Work instructions: Your task is to repeat the lines from the line with "Recreate this image" to the line with "const yTickVals = [0, 0.2, 0.4, 0.6, 0.8, 1.0];", both ends included, and nothing else. Pictures stay out of the copy.

--- --- ---

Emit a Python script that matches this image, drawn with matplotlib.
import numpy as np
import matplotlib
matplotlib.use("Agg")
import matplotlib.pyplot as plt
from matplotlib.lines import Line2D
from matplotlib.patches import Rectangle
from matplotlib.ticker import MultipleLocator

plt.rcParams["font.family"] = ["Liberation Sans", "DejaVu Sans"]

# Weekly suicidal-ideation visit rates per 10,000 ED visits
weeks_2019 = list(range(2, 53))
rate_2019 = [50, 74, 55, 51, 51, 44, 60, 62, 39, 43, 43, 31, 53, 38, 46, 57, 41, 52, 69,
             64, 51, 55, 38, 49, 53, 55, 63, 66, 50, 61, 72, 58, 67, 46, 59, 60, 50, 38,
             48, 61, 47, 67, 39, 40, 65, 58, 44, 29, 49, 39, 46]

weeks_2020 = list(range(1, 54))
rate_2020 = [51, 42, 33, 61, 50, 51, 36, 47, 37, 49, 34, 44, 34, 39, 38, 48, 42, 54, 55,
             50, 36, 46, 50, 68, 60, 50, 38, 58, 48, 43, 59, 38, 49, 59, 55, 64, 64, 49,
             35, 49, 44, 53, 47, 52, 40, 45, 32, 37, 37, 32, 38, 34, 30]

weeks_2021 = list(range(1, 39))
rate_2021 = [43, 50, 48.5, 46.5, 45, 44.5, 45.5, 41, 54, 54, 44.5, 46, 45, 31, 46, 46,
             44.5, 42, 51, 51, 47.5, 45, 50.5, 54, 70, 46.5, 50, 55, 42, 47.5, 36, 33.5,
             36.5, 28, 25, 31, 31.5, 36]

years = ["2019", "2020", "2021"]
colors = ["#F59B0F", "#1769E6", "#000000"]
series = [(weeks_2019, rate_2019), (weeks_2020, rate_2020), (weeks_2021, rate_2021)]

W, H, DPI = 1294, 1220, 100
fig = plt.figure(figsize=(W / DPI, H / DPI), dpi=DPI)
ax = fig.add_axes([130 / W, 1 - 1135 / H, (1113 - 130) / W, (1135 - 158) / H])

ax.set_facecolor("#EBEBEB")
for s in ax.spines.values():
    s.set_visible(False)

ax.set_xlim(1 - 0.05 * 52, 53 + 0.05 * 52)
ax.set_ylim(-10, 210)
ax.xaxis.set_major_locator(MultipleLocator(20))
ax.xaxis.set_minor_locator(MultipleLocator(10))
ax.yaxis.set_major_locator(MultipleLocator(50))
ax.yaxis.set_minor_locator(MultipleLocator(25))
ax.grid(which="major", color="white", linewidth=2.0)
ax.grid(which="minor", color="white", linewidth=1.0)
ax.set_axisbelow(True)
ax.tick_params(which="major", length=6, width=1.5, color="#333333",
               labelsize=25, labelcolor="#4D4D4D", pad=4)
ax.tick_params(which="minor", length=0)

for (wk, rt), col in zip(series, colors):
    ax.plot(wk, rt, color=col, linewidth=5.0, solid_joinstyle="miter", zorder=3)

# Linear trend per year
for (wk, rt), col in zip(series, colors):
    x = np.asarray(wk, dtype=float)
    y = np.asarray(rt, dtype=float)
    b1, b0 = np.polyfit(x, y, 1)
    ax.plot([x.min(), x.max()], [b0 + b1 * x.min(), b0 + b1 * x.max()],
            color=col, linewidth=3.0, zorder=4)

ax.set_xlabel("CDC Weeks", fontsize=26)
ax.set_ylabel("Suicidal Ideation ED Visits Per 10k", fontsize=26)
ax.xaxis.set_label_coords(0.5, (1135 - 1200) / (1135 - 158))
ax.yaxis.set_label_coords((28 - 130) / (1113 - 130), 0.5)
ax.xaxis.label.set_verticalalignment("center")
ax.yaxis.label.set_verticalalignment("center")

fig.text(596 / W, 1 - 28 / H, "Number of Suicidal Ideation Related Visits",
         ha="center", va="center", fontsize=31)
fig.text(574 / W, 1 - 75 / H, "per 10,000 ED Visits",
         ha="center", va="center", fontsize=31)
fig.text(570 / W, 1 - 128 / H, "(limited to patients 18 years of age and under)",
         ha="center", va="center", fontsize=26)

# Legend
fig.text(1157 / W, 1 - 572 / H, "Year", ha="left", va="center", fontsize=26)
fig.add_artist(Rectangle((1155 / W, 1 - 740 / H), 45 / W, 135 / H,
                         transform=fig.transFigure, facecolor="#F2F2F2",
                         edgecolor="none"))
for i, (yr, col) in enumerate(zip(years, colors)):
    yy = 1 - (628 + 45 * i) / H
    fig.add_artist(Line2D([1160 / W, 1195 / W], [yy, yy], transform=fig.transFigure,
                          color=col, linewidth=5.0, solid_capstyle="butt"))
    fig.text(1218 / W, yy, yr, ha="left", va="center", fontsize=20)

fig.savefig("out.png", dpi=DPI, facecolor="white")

--- --- ---

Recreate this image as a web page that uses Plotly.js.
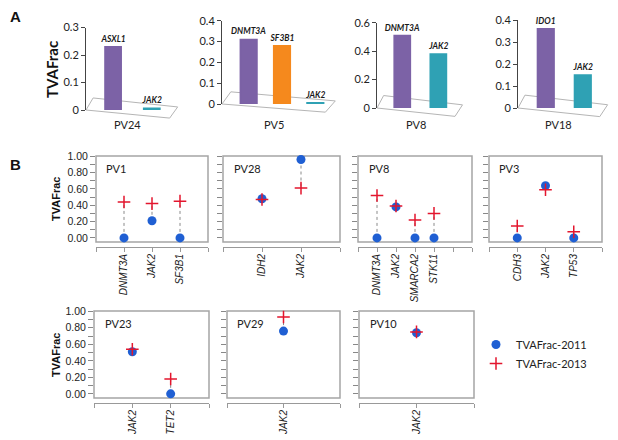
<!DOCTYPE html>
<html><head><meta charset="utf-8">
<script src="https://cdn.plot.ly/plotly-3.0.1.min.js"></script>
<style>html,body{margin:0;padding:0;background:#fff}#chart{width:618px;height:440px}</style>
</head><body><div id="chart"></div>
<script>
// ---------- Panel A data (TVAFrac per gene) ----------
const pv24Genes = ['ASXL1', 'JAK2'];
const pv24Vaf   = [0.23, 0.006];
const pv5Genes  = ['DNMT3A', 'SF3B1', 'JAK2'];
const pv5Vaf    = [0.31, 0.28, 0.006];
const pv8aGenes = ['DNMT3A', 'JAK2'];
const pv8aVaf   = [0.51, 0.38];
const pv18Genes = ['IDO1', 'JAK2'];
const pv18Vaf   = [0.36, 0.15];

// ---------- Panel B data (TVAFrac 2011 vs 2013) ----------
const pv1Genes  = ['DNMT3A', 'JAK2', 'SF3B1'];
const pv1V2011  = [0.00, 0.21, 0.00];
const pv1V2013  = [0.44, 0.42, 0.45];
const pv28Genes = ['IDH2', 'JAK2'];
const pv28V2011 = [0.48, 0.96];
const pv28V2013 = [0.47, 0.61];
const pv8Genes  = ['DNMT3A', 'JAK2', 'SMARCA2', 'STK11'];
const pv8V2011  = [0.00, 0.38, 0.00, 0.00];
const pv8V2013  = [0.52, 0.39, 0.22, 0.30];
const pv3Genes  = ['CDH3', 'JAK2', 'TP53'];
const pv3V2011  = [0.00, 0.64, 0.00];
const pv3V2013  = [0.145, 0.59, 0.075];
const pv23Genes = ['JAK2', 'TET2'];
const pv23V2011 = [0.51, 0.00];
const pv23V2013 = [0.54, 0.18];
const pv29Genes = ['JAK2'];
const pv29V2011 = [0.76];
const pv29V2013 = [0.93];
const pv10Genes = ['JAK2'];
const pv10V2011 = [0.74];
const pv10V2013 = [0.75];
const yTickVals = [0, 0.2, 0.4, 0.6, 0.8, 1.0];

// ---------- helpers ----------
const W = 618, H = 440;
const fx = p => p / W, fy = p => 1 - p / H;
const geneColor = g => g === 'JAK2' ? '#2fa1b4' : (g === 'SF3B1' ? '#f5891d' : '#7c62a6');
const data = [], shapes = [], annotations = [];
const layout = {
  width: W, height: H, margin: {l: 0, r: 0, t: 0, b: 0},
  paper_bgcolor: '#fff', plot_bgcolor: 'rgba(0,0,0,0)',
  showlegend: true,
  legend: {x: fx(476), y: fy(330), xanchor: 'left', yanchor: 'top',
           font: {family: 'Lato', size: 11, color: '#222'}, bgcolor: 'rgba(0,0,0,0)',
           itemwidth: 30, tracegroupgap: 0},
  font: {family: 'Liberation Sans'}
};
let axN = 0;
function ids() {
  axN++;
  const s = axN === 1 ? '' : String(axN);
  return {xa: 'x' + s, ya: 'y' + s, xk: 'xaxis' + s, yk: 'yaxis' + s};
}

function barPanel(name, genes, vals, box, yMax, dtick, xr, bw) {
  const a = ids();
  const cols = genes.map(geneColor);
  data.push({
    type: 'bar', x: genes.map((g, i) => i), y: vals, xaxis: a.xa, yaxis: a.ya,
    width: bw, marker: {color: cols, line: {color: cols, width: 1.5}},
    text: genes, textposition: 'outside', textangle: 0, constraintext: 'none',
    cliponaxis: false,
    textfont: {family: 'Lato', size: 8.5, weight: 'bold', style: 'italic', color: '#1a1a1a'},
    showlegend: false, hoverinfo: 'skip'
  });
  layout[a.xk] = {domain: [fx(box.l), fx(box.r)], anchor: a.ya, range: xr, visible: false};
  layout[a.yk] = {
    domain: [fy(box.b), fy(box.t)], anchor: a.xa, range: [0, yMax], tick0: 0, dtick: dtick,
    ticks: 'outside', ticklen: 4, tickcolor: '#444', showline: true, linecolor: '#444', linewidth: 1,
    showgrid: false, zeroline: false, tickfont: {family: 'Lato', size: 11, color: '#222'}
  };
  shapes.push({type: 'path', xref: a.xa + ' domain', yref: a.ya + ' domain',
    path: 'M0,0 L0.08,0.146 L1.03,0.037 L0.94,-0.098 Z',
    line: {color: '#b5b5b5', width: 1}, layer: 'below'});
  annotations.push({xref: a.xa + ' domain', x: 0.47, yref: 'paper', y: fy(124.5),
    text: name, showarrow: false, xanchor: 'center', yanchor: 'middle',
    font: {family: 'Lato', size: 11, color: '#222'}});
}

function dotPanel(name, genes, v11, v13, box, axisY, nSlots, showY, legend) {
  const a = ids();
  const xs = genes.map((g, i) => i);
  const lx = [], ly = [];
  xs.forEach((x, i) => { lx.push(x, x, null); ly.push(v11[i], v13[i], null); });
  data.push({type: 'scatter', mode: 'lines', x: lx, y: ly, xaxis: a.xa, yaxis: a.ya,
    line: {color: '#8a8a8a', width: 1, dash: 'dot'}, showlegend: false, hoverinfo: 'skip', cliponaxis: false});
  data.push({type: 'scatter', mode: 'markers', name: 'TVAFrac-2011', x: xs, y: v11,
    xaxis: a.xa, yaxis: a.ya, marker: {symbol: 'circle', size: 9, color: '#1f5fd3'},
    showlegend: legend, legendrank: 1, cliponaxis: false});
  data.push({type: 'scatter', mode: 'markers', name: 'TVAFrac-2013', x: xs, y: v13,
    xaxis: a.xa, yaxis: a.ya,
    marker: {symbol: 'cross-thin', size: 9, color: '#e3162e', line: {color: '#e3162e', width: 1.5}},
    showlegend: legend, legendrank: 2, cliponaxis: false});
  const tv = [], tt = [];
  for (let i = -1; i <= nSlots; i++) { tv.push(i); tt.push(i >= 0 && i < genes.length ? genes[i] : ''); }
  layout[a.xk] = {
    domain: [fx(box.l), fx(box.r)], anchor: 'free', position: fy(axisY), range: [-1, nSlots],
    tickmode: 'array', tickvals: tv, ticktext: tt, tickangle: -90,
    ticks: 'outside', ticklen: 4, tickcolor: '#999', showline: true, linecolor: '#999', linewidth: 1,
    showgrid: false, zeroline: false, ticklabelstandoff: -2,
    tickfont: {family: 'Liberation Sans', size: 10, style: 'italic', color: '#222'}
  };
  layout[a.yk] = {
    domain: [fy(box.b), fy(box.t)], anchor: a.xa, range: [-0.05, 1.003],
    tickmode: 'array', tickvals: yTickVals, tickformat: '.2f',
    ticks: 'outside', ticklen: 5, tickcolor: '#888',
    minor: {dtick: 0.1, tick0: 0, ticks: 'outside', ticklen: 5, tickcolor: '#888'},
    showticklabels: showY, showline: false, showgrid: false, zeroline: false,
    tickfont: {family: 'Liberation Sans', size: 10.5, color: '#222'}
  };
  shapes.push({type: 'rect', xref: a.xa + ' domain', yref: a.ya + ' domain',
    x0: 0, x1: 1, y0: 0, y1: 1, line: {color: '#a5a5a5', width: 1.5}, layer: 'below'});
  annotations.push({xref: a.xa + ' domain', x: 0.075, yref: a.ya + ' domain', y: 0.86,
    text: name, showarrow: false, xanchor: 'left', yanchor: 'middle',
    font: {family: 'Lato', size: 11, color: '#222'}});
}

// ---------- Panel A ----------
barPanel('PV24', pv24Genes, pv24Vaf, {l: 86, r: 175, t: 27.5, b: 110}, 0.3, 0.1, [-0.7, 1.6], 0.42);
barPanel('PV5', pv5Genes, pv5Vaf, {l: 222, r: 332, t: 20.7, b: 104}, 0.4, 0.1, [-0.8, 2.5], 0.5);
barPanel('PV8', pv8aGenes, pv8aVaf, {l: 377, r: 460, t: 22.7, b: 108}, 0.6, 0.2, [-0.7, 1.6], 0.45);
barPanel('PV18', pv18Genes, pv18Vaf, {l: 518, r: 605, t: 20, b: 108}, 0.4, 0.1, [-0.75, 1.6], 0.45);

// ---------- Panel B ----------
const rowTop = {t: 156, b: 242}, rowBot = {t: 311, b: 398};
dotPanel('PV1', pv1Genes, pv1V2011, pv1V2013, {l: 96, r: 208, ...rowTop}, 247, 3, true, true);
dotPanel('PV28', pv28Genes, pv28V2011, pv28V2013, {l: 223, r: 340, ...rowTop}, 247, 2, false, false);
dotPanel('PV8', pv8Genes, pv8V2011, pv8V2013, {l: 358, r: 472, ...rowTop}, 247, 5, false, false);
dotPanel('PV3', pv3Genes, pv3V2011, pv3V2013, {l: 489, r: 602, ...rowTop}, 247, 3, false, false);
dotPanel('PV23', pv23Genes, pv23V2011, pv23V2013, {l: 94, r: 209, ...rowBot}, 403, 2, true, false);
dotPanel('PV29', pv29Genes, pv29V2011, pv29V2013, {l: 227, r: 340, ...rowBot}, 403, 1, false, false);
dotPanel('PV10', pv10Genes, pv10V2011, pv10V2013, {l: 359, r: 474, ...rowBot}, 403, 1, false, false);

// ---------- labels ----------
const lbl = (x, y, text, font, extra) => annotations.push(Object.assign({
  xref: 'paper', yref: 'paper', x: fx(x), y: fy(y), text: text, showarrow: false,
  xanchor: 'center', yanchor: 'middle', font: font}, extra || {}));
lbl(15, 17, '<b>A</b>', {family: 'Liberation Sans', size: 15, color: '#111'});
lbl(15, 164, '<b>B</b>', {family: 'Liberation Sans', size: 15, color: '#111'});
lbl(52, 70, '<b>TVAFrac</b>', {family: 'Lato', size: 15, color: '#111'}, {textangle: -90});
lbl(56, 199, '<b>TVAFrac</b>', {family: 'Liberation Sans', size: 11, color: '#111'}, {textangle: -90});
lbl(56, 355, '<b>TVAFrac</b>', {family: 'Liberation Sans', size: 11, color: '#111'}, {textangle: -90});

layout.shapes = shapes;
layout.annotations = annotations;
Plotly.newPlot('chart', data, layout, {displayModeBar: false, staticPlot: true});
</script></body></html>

--- --- ---

Written response:
Recreate this image as a web page that uses Plotly.js.
<!DOCTYPE html>
<html><head><meta charset="utf-8">
<script src="https://cdn.plot.ly/plotly-3.0.1.min.js"></script>
<style>html,body{margin:0;padding:0;background:#fff}#chart{width:618px;height:440px}</style>
</head><body><div id="chart"></div>
<script>
// ---------- Panel A data (TVAFrac per gene) ----------
const pv24Genes = ['ASXL1', 'JAK2'];
const pv24Vaf   = [0.23, 0.006];
const pv5Genes  = ['DNMT3A', 'SF3B1', 'JAK2'];
const pv5Vaf    = [0.31, 0.28, 0.006];
const pv8aGenes = ['DNMT3A', 'JAK2'];
const pv8aVaf   = [0.51, 0.38];
const pv18Genes = ['IDO1', 'JAK2'];
const pv18Vaf   = [0.36, 0.15];

// ---------- Panel B data (TVAFrac 2011 vs 2013) ----------
const pv1Genes  = ['DNMT3A', 'JAK2', 'SF3B1'];
const pv1V2011  = [0.00, 0.21, 0.00];
const pv1V2013  = [0.44, 0.42, 0.45];
const pv28Genes = ['IDH2', 'JAK2'];
const pv28V2011 = [0.48, 0.96];
const pv28V2013 = [0.47, 0.61];
const pv8Genes  = ['DNMT3A', 'JAK2', 'SMARCA2', 'STK11'];
const pv8V2011  = [0.00, 0.38, 0.00, 0.00];
const pv8V2013  = [0.52, 0.39, 0.22, 0.30];
const pv3Genes  = ['CDH3', 'JAK2', 'TP53'];
const pv3V2011  = [0.00, 0.64, 0.00];
const pv3V2013  = [0.145, 0.59, 0.075];
const pv23Genes = ['JAK2', 'TET2'];
const pv23V2011 = [0.51, 0.00];
const pv23V2013 = [0.54, 0.18];
const pv29Genes = ['JAK2'];
const pv29V2011 = [0.76];
const pv29V2013 = [0.93];
const pv10Genes = ['JAK2'];
const pv10V2011 = [0.74];
const pv10V2013 = [0.75];
const yTickVals = [0, 0.2, 0.4, 0.6, 0.8, 1.0];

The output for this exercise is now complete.